Depois de dois dias comendo apenas arroz, Dora Chávez, 50 anos, pôde finalmente sorrir ontem, ao receber das mãos de um militar do exército peruano um pacote com produtos como açúcar, atum, bolacha e leite em pó.
Sentada próximo a um tonel no que seria o centro do campo de futebol do precário estádio municipal de Pisco, ela festejava:
– Vamos poder variar o cardápio – apontava para o marido, deitado em uma barraca cedida pela defesa civil.
Propagada aos quatro ventos pelo governo do presidente Alan García, a ajuda aos sobreviventes do terremoto que devastou o sul do Peru na quarta-feira, matando aproximadamente 500 pessoas, finalmente chegou às mãos de pessoas como Dora. Lentamente, mas chegou. A demora é explicada pelas autoridades com desculpas.
– Isso deve-se à dificuldade no acesso por terra a Pisco pela rodovia Pan-Americana – tenta explicar uma das organizadoras do campo.

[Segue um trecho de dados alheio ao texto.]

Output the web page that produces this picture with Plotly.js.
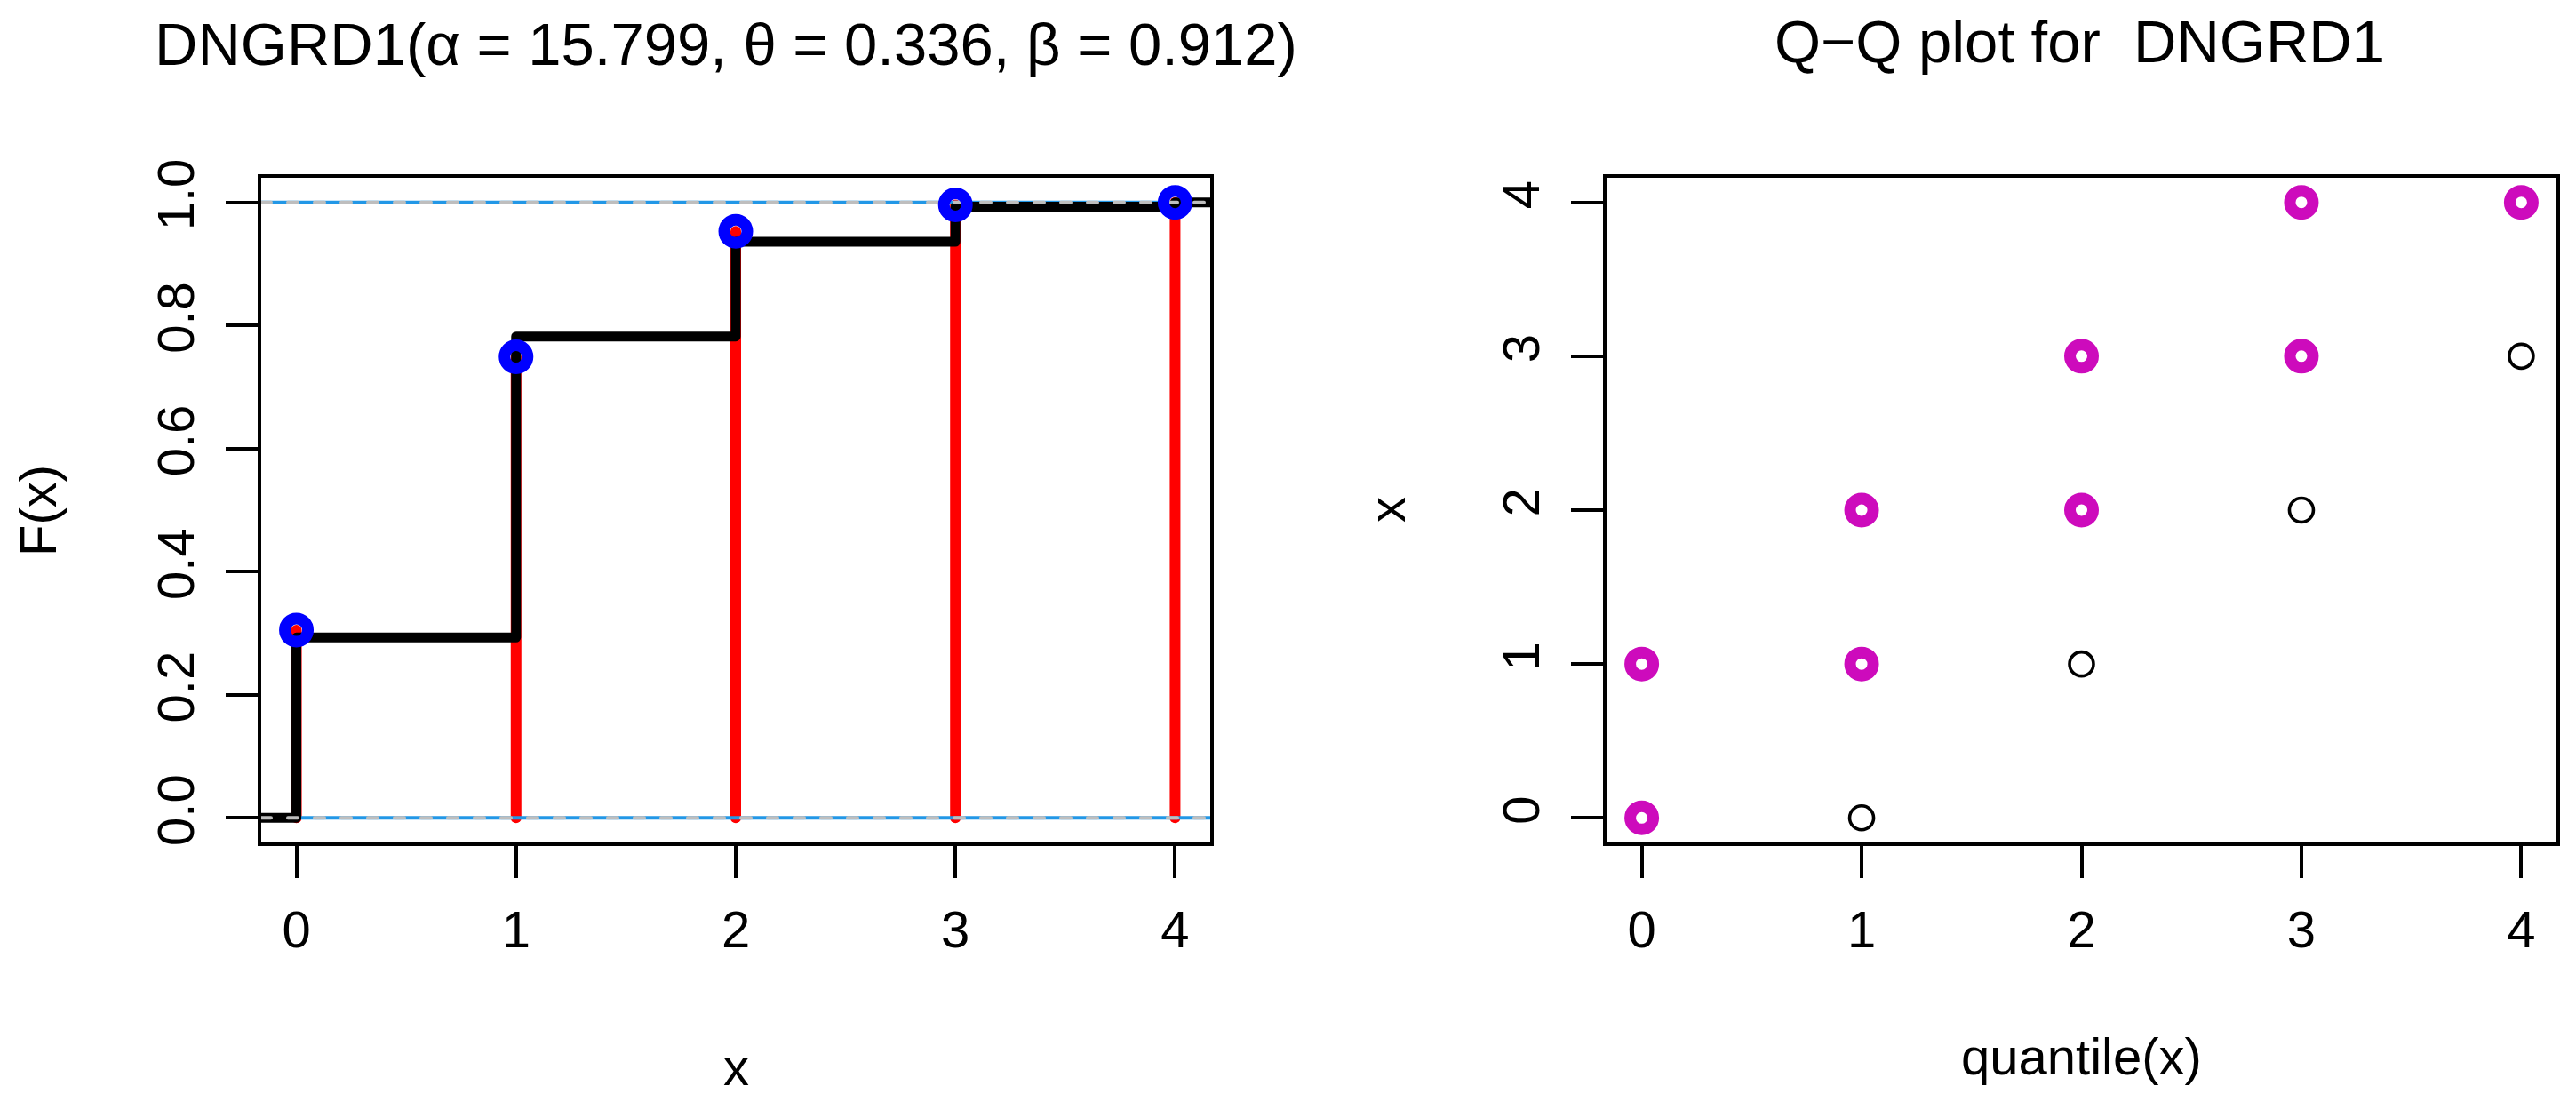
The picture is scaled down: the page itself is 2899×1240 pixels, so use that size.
<!DOCTYPE html>
<html>
<head>
<meta charset="utf-8">
<script src="https://cdn.plot.ly/plotly-3.0.1.min.js"></script>
<style>
  html, body { margin: 0; padding: 0; background: #ffffff; }
  #chart { width: 2899px; height: 1240px; }
  .js-line { stroke-linecap: round !important; stroke-linejoin: round !important; }
</style>
</head>
<body>
<div id="chart"></div>
<script>
// ---- data ----
const xSupport    = [0, 1, 2, 3, 4];
const ecdfValues  = [0.293, 0.782, 0.936, 0.993, 1.000];   // empirical CDF (black step)
const cdfValues   = [0.305, 0.749, 0.953, 0.996, 1.000];   // fitted CDF (red lines, blue circles)
const refLevels   = [0, 1];                                 // horizontal reference lines

const qqQuantileBlack = [1, 2, 3, 4];
const qqSampleBlack   = [0, 1, 2, 3];
const qqQuantileMag   = [0, 0, 1, 1, 2, 2, 3, 3, 4];
const qqSampleMag     = [0, 1, 1, 2, 2, 3, 3, 4, 4];

const xTickVals   = [0, 1, 2, 3, 4];
const yTickValsL  = [0, 0.2, 0.4, 0.6, 0.8, 1.0];
const yTickTextL  = ["0.0", "0.2", "0.4", "0.6", "0.8", "1.0"];
const yTickValsR  = [0, 1, 2, 3, 4];

const titleLeft   = "DNGRD1(α = 15.799, θ = 0.336, β = 0.912)";
const titleRight  = "Q−Q plot for  DNGRD1";
const xLabelLeft  = "x";
const yLabelLeft  = "F(x)";
const xLabelRight = "quantile(x)";
const yLabelRight = "x";

// ---- layout constants ----
const W = 2899, H = 1240;
const FONT = "Liberation Sans, Arial, Helvetica, sans-serif";
const xRangeL = [-0.16, 4.16], yRangeL = [-0.04, 1.04];
const xRangeR = [-0.16, 4.16], yRangeR = [-0.16, 4.16];
const px = v => v / W;
const py = v => 1 - v / H;

// ---- traces ----
const traces = [];

// red vertical lines 0 -> F(x)
const redX = [], redY = [];
xSupport.forEach((x, i) => { redX.push(x, x, null); redY.push(0, cdfValues[i], null); });
traces.push({ type: 'scatter', mode: 'lines', x: redX, y: redY, xaxis: 'x', yaxis: 'y',
  line: { color: '#FF0000', width: 12 }, hoverinfo: 'skip', showlegend: false });

// blue solid reference lines
refLevels.forEach(h => traces.push({ type: 'scatter', mode: 'lines',
  x: [xRangeL[0] - 1, xRangeL[1] + 1], y: [h, h], xaxis: 'x', yaxis: 'y',
  line: { color: '#2297E6', width: 4 }, hoverinfo: 'skip', showlegend: false }));

// ecdf step
const stepX = [xRangeL[0] - 1].concat(xSupport, [xRangeL[1] + 1]);
const stepY = [0].concat(ecdfValues, [ecdfValues[ecdfValues.length - 1]]);
traces.push({ type: 'scatter', mode: 'lines', x: stepX, y: stepY, xaxis: 'x', yaxis: 'y',
  line: { color: '#000000', width: 11, shape: 'hv' }, hoverinfo: 'skip', showlegend: false });

// gray dashes over the reference lines
refLevels.forEach(h => traces.push({ type: 'scatter', mode: 'lines',
  x: [xRangeL[0], xRangeL[1] + 1], y: [h, h], xaxis: 'x', yaxis: 'y',
  line: { color: '#BEBEBE', width: 4, dash: '11px,19px' }, hoverinfo: 'skip', showlegend: false }));

// blue circles at fitted CDF
traces.push({ type: 'scatter', mode: 'markers', x: xSupport, y: cdfValues, xaxis: 'x', yaxis: 'y',
  marker: { symbol: 'circle-open', size: 26, color: '#0000FF', line: { width: 13, color: '#0000FF' } },
  hoverinfo: 'skip', showlegend: false });

// Q-Q plot
traces.push({ type: 'scatter', mode: 'markers', x: qqQuantileBlack, y: qqSampleBlack, xaxis: 'x2', yaxis: 'y2',
  marker: { symbol: 'circle-open', size: 27, color: '#000000', line: { width: 3.6, color: '#000000' } },
  hoverinfo: 'skip', showlegend: false });
traces.push({ type: 'scatter', mode: 'markers', x: qqQuantileMag, y: qqSampleMag, xaxis: 'x2', yaxis: 'y2',
  marker: { symbol: 'circle-open', size: 26, color: '#CD0BBC', line: { width: 13, color: '#CD0BBC' } },
  hoverinfo: 'skip', showlegend: false });

// ---- axes ----
const axisCommon = {
  showgrid: false, zeroline: false, showline: true, mirror: true,
  linecolor: '#000000', linewidth: 4,
  ticks: 'outside', ticklen: 36, tickwidth: 4, tickcolor: '#000000',
  tickfont: { family: FONT, size: 58, color: '#000000' },
  fixedrange: true
};
const yDomain = [py(948), py(200)];

const layout = {
  width: W, height: H,
  margin: { l: 0, r: 0, t: 0, b: 0, pad: 0 },
  paper_bgcolor: '#ffffff', plot_bgcolor: '#ffffff',
  showlegend: false,
  font: { family: FONT, size: 58, color: '#000000' },
  xaxis: Object.assign({}, axisCommon, { domain: [px(294), px(1362)], range: xRangeL,
    tickmode: 'array', tickvals: xTickVals, anchor: 'y', ticklabelstandoff: 8 }),
  yaxis: Object.assign({}, axisCommon, { domain: yDomain, range: yRangeL,
    tickmode: 'array', tickvals: yTickValsL, ticktext: yTickTextL, tickangle: -90,
    anchor: 'x', ticklabelstandoff: 13 }),
  xaxis2: Object.assign({}, axisCommon, { domain: [px(1808), px(2877)], range: xRangeR,
    tickmode: 'array', tickvals: xTickVals, anchor: 'y2', ticklabelstandoff: 8 }),
  yaxis2: Object.assign({}, axisCommon, { domain: yDomain, range: yRangeR,
    tickmode: 'array', tickvals: yTickValsR, tickangle: -90,
    anchor: 'x2', ticklabelstandoff: 13 }),
  annotations: [
    { text: titleLeft, xref: 'paper', yref: 'paper', x: px(817), y: py(49),
      xanchor: 'center', yanchor: 'middle', showarrow: false, font: { family: FONT, size: 67 } },
    { text: titleRight, xref: 'paper', yref: 'paper', x: px(2340), y: py(47),
      xanchor: 'center', yanchor: 'middle', showarrow: false, font: { family: FONT, size: 67 } },
    { text: xLabelLeft, xref: 'paper', yref: 'paper', x: px(828), y: py(1200),
      xanchor: 'center', yanchor: 'middle', showarrow: false, font: { family: FONT, size: 58 } },
    { text: yLabelLeft, xref: 'paper', yref: 'paper', x: px(43), y: py(575), textangle: -90,
      xanchor: 'center', yanchor: 'middle', showarrow: false, font: { family: FONT, size: 58 } },
    { text: xLabelRight, xref: 'paper', yref: 'paper', x: px(2342), y: py(1188),
      xanchor: 'center', yanchor: 'middle', showarrow: false, font: { family: FONT, size: 58 } },
    { text: yLabelRight, xref: 'paper', yref: 'paper', x: px(1560), y: py(574), textangle: -90,
      xanchor: 'center', yanchor: 'middle', showarrow: false, font: { family: FONT, size: 58 } }
  ]
};

Plotly.newPlot('chart', traces, layout, { displayModeBar: false, staticPlot: true });
</script>
</body>
</html>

Na verdade, a maior parte da comida e dos remédios enviados à região chega por ar e mar. Na Pan-Americana, raros são os caminhões com transporte de ajuda humanitária.
O estádio municipal é um dos sete campos de desabrigados de Pisco. Abriga 2,2 mil pessoas que deixaram para trás suas residências com medo de novas réplicas do grande tremor de quarta-feira. Abandonar o que sobrou das casas é uma decisão difícil. A maioria dos moradores permanece de guarda em frente aos destroços dos prédios, dormindo em sofás nas calçadas, aquecida por fogueiras feitas com as madeiras de portas e janelas que não existem mais. Quem veio para o abrigo é porque perdeu tudo.
– Não há sequer o que roubar lá na minha casa. Não sobrou nada – lamenta Dora.
Basta iniciar a conversa com um dos desabrigados que outros moradores se aproximam. Querem informações:
– A que horas será a entrega da comida?
– Quando chegarão mais barracas?
– Por que demora tanto?
Repórter e entrevistado parecem inverter os papéis. Dora cansou de perguntar – e esperar. Pela manhã, deixara o campo para comprar verduras. Encontrou mercados fechados por temor de saques. Quem abriu jogou os preços na estratosfera: o açúcar triplicou de preço, por exemplo.
Luísa Fuentes, 37 anos, está com o grupo que decidiu esperar. Junto a 12 familiares divididos entre duas barracas e um colchão de casal no centro do estádio, ela lamenta:
– Não temos roupas para trocar. No sábado, nos deram arroz. Mas só chegou às 17h.
A família vivia em casas conjugadas em um só terreno. Só deu tempo de pegar os dois bebês de colo e fugir para a rua. Depois que a casa veio abaixo, voltaram para pegar o colchão.
– Tudo foi enterrado – diz Luísa.
Chanceler brasileiro fez visita ontem a Pisco
Aproxima-se o meio-dia. Os 27 militares peruanos que guardam o abrigo parecem desorientados próximo a uma das traves do campo. Quem faz o trabalho de juntar sacos de comida e água são os próprios moradores. O material reunido na frente de uma das goleiras (pequenos montes de atum, açúcar, massa, leite em pó e garrafas de água) é visivelmente insuficiente. Lá fora, a fila se agiganta. No portão principal do estádio, um grupo de pelo menos 200 pessoas se reúne. Também quer entrar no campo. Ou pelo menos receber a comida prometida pelo governo. Este é apenas o quarto dia no campo. A previsão é de que as famílias fiquem no local entre 15 e 20 dias.
O ministro das Relações Exteriores brasileiro, Celso Amorim, chegou na manhã de ontem a Lima e, horas depois, fez uma inesperada visita relâmpago a Pisco. Três aviões Hércules C-130, carregados com 46 toneladas de alimentos enviados pelo Brasil, aterrissaram sábado na base aérea da cidade. Também esteve ontem em Pisco o presidente da Colômbia, Álvaro Uribe.